Perigo de livros queimados na praça

Perigo de livros queimados na praça

"O perigo é que se estenda e a gente veja livros queimados em praça pública", diz Jeferson Tenório

Autor falou ao programa Timeline sobre a retirada da obra de escolas no Rio Grande do Sul e Paraná

06/03/2024

 

O escritor Jeferson Tenório, autor do livro O Avesso da Pele (2020), mostrou-se preocupado, durante entrevista ao programa Timeline, da Rádio Gaúcha, sobre os recentes casos de censura em relação à obra. De acordo com o autor, este é mais um caso na literatura, que "sempre sofreu ataques".

— O perigo é fazer com que isso se estenda e, daqui a pouco, a gente veja livros sendo queimados em praça pública — desabafa o escritor.

Na semana passada, o livro O Avesso da Pele, publicado em 2020, foi removido da biblioteca de uma escola em Santa Cruz do Sul, no Vale do Rio Pardo, devido a críticas da diretora da instituição, alegando vocabulário de "baixo nível". Apesar do apoio da 6ª Coordenadoria Regional de Educação (CRE), a Secretaria Estadual de Educação (Seduc) reverteu essa decisão. Além disso, no estado do Paraná, o governo determinou o recolhimento da obra nas escolas estaduais, alegando a necessidade de análise devido a expressões, jargões e descrições de cenas consideradas inadequadas para menores de dezoito anos.

— O caso do Paraná é mais grave ainda porque a gente tem ali todas as informações e todos os indícios de uma atitude autoritária, muito exercida durante o regime militar — diz.

Na entrevista, o autor do livro ressaltou a importância de deixar a decisão, se os livros são adequados para uso ou não, nas mãos dos especialistas em educação e literatura.

— Nem a diretora e nem os pais têm condições pedagógicas para decidir o que os alunos devem ou não devem ler — afirma Tenório — Eu digo isso porque eu fui professor quase vinte anos em Porto Alegre, na Região Metropolitana, já enfrentei problemas como esse enquanto professor, de pais questionarem determinados livros. É uma coisa recorrente na escola — explica.

Tenório enfatizou que não se trata de uma obra sobre sexo — principal argumento apontado pelos pais que são contra esta leitura nas instituições de ensino  —, mas sim uma crítica à objetificação e sexualização das pessoas negras pela sociedade:

— As cenas de sexo não se sobrepõem ao que o livro realmente fala que é o racismo, a violência policial, o preconceito, a educação precarizada no Brasil.

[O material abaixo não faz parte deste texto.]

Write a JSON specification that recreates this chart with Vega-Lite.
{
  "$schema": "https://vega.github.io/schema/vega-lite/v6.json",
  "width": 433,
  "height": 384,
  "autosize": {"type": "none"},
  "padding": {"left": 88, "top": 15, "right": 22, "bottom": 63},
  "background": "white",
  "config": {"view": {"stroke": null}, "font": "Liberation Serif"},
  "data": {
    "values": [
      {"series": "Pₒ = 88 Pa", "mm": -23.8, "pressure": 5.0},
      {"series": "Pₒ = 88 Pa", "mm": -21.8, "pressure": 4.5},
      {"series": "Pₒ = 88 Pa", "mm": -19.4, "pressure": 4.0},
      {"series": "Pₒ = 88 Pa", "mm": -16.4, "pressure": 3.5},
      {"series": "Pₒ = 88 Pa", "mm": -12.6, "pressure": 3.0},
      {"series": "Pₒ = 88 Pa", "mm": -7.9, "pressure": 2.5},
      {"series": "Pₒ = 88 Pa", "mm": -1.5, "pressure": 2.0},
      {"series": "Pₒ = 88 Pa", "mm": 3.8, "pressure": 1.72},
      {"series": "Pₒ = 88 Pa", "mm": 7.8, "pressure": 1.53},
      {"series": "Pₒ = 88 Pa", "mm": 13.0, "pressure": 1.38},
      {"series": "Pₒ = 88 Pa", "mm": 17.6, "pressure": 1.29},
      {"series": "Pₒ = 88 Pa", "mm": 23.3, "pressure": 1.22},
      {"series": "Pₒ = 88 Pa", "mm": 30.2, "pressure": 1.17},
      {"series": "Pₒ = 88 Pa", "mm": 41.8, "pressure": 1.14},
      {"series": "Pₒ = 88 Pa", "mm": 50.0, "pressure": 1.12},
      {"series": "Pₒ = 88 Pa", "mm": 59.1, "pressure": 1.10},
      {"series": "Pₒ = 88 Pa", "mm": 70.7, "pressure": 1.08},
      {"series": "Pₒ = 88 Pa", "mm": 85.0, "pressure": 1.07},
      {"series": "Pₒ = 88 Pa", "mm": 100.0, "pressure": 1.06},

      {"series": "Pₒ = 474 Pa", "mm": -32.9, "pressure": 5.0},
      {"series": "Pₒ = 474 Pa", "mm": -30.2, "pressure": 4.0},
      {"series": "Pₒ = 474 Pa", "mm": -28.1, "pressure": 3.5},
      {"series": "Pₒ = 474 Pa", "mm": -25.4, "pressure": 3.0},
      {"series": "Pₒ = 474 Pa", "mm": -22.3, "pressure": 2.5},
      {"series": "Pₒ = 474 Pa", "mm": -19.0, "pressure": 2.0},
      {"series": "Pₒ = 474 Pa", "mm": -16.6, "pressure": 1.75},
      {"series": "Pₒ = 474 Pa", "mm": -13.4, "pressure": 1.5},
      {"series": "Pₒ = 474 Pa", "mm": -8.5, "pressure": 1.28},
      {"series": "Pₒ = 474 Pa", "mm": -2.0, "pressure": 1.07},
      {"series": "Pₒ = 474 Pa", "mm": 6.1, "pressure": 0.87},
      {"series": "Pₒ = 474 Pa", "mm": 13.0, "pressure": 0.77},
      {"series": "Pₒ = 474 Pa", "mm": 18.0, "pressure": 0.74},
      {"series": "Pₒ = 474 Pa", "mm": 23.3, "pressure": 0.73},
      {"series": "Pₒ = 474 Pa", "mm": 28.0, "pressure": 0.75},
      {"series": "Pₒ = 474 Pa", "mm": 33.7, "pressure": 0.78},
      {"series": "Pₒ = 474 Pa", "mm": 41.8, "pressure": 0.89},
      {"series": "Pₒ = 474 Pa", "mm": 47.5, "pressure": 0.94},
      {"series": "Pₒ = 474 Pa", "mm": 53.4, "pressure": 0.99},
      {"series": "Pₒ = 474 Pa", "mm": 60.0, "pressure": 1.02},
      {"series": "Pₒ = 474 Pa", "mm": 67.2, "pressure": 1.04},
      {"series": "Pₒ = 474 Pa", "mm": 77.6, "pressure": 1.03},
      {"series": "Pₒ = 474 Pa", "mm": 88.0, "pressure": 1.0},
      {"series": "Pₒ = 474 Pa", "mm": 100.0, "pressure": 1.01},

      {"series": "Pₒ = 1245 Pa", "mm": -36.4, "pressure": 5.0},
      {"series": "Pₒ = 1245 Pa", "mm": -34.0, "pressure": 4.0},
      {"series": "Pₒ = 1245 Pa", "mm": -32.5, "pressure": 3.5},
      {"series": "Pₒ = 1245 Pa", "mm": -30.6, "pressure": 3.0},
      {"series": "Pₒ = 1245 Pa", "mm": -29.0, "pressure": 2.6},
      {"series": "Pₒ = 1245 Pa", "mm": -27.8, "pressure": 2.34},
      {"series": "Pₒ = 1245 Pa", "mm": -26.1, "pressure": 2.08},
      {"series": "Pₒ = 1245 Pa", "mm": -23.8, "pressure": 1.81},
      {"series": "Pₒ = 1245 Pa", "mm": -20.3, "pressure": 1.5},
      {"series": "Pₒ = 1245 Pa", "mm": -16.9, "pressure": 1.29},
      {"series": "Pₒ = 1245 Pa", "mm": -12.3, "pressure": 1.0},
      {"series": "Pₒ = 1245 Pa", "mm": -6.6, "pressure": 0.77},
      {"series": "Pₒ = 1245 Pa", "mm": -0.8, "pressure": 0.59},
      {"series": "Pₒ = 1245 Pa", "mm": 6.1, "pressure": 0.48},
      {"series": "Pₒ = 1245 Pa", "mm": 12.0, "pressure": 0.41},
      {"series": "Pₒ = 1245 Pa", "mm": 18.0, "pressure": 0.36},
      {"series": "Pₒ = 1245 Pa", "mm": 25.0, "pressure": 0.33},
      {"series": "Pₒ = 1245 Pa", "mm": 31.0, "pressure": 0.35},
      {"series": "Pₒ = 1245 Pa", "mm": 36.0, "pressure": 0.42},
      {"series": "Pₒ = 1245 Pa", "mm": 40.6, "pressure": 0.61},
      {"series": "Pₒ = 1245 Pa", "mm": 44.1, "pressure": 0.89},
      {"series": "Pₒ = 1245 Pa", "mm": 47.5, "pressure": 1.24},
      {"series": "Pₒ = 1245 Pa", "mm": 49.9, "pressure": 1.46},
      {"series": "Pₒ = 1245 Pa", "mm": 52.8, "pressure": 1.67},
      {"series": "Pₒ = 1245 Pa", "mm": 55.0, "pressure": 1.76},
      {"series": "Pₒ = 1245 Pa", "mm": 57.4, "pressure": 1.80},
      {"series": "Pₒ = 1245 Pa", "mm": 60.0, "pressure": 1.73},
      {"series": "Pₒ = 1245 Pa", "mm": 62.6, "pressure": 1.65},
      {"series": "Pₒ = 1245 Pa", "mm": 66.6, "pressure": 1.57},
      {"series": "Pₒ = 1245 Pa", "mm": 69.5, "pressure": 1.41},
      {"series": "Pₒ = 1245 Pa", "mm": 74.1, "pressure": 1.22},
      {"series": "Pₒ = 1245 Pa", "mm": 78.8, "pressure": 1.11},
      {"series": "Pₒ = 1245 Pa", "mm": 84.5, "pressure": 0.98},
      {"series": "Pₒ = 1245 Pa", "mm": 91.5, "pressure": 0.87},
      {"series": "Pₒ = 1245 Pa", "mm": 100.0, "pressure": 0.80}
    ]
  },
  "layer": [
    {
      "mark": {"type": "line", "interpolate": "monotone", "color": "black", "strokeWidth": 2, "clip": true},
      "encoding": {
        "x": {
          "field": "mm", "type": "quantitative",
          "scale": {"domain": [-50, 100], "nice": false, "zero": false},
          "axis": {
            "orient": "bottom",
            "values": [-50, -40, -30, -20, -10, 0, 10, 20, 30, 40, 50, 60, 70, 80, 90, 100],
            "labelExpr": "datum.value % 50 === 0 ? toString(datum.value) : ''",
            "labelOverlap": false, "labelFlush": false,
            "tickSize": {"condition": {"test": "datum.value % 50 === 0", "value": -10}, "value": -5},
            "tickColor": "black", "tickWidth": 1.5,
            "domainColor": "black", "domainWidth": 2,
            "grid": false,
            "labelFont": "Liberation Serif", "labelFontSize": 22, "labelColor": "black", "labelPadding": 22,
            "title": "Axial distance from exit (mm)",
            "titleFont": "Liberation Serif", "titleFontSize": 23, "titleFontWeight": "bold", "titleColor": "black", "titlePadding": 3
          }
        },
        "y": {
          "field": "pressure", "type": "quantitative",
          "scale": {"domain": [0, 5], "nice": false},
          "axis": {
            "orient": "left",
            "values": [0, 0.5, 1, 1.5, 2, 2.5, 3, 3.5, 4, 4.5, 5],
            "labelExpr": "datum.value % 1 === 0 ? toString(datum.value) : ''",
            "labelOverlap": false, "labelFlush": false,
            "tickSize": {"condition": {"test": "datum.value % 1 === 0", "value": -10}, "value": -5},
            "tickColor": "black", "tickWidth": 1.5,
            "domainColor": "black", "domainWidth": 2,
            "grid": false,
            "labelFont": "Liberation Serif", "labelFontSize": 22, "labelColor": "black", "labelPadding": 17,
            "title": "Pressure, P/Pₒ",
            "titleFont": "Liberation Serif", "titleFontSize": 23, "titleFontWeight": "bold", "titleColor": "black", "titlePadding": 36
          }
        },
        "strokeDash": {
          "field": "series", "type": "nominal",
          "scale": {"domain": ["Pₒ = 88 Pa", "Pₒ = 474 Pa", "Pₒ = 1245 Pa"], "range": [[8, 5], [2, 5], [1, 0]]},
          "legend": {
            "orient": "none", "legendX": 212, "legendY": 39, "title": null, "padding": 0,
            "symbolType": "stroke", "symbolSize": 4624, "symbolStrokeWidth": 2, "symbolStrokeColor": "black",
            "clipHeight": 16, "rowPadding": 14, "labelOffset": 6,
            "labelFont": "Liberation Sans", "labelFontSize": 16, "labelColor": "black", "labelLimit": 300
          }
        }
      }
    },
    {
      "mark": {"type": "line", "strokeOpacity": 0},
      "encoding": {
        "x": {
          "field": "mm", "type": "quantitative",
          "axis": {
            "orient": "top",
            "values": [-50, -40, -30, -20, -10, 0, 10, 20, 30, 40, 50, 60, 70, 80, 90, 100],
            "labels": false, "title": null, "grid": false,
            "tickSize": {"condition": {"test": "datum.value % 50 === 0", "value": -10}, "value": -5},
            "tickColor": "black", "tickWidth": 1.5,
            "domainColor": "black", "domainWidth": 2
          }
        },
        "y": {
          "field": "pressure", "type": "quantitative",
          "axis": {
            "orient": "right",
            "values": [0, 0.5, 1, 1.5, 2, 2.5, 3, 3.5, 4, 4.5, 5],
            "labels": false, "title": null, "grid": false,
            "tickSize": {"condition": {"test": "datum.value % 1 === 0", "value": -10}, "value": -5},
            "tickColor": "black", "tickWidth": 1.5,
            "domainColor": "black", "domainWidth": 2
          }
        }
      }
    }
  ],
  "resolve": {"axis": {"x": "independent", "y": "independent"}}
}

Ele ainda defendeu a importância da literatura em abordar temas sensíveis e provocativos, ressaltando que é papel dos professores mediar essas discussões de forma adequada.

— Você não vai encontrar livros de qualidade que não tenham questões que vão incomodar o leitor. A literatura serve para isso, pra incomodar de fato. Agora, como isso é tratado na sala de aula e como isso vai ser levado pra sala de aula, depende da mediação do professor — diz em entrevista.

Sobre os casos de censura e recolhimento do O Avesso da Pele em escolas, Tenório mostrou aflição com a postura autoritária e conservadora adotada por algumas autoridades educacionais:

— A Constituição garante que o material que está na escola deve ser utilizado e não retirado. Nenhuma autoridade tem o poder de tirar livros ou qualquer tipo de material pedagógico da escola. Isso está na constituição.

Nascido no Rio de Janeiro, Jeferson Tenório é radicado em Porto Alegre e estreou na literatura com O beijo na parede (2013), eleito livro do ano pela Associação Gaúcha de Escritores. Ele também é autor de Estela sem Deus (2018) e O avesso da pele (2020), que venceu o Prêmio Jabuti em 2021 na categoria Romance Literário. Tenório foi patrono da Feira do Livro de Porto Alegre em 2020, o mais jovem escritor e o primeiro negro escolhido para o posto. Teve textos adaptados para o teatro e contos traduzidos para o inglês e o espanhol.